Often called the “cones of shame,” Elizabethan collars are a far cry from the royal adornments of the Renaissance Era. The thin plastic cone clasps around a pet’s neck in order to remove their ability to reach parts of their bodies with their mouths. When a dog or cat wears the plastic cone around their necks, it is an indication that there is a behavioral issue that needs correcting, or a wound that needs to heal. Though there may be numerous speculations as to why a pet may be required to don the Elizabethan necklace, here are the primary occasions wherein an animal would benefit from this unusual tool.

Using Elizabethan Collars

When a wound is healing. If a dog or cat has a cut, scrape, or wound that is in the process of recovering, it is imperative that the sensitive area is protected from any licking that could occur. Hot spots are one such example of swollen and irritated skin that is further damaged by licking, and would need to be secured. Putting an Elizabethan collar on a pet would allow the agitated space to heal, and hair on the bald spot to grow back.

If a behavior is being corrected. Some cats and dogs have nervous behaviors that are based on an emotional state of mind rather than a physical ailment. If a dog bites his paws, chews on table legs, or rubs his ears with his feet whenever he is anxious or left alone, then an Elizabethan collar would disable him from continuing this practice. A successful habit-breaking method that some trainers use, is to remove the opportunity for a cat or dog to continue the bad behavior by clipping on one of these collars.

If other objects/animals need protection. While there are specific no-bite muzzles and collars that are designed to keep animals from chewing and biting, some pet owners use Elizabethan collars, because of the freedom they create. The dog is able to eat, bark and pant normally without mouth restriction, while being blocked from damaging anything. The elongated plastic collars help keep a safe distance from the pet and their object of interest, while allowing them to communicate and breathe without worrying limitations.

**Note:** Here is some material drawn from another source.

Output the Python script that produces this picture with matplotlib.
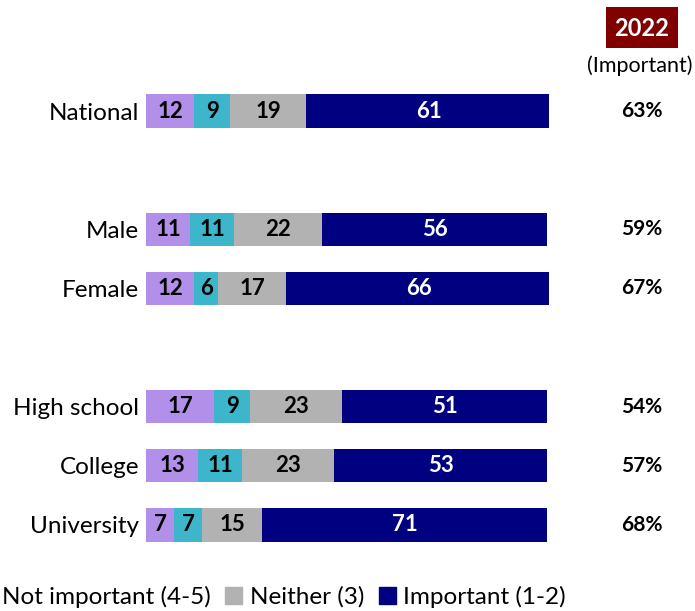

Though it might look “cruel” to insist that your dog or cat wears an Elizabethan collar, it is often a necessary protective measure. Allowing a dog or cat to harm himself with negative behaviors like exacerbating a wound while it is healing, or doing damage to objects around the house or to other animals, is far worse than adorning a pet with an unsightly collar. Responsible pet parenthood means doing what is best for the pet and the other residents involved, even if that means a few weeks of looking rather ridiculous. Your pet’s improved behavior and healed body will be much better for it!